→ **Dataset section**:
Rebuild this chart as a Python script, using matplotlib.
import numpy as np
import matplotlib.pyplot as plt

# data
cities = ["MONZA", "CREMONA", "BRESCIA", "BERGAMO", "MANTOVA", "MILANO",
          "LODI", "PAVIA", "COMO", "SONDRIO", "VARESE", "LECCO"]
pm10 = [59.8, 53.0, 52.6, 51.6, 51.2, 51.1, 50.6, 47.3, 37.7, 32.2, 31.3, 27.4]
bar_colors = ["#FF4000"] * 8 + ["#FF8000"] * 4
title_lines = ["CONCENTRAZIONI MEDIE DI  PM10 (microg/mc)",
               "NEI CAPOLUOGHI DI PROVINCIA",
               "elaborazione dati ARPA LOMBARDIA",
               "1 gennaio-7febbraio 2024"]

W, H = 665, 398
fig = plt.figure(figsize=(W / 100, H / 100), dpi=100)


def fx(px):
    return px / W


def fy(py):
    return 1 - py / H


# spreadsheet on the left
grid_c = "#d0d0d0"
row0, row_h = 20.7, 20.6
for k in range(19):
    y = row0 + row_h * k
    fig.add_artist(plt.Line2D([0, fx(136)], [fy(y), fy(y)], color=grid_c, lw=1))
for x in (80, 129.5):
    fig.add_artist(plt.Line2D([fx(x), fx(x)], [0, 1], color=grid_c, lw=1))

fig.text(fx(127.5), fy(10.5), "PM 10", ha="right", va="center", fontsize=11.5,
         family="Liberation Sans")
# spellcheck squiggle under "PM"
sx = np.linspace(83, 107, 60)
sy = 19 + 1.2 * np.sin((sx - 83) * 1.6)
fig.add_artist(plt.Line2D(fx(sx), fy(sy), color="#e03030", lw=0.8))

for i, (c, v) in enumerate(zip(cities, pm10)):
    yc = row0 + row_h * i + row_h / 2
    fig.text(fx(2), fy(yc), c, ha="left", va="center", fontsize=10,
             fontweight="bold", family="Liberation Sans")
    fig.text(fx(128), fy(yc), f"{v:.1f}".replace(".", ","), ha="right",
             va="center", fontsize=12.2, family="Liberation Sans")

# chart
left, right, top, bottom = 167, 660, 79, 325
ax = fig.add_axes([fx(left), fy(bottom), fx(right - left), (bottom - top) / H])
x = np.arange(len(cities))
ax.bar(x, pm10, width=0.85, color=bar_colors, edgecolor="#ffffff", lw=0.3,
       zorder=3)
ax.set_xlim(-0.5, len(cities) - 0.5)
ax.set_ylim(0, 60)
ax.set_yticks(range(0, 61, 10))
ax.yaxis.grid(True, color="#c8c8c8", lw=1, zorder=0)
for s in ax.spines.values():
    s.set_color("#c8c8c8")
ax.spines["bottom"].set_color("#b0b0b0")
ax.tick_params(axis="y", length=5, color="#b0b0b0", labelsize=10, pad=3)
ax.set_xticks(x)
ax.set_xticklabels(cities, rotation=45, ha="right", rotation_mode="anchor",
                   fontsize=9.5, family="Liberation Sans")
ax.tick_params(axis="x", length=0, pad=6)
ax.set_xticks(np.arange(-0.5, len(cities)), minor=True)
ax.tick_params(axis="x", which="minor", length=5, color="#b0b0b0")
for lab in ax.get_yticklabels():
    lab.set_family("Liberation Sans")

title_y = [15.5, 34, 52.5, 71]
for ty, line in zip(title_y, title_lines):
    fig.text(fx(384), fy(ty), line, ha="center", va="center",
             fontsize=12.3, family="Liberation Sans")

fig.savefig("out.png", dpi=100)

→ **Exercise**: Return only the lines spanning from the first line of the material through the line with "import matplotlib.pyplot as plt", copied exactly, both ends kept.

→ **The output**:
Rebuild this chart as a Python script, using matplotlib.
import numpy as np
import matplotlib.pyplot as plt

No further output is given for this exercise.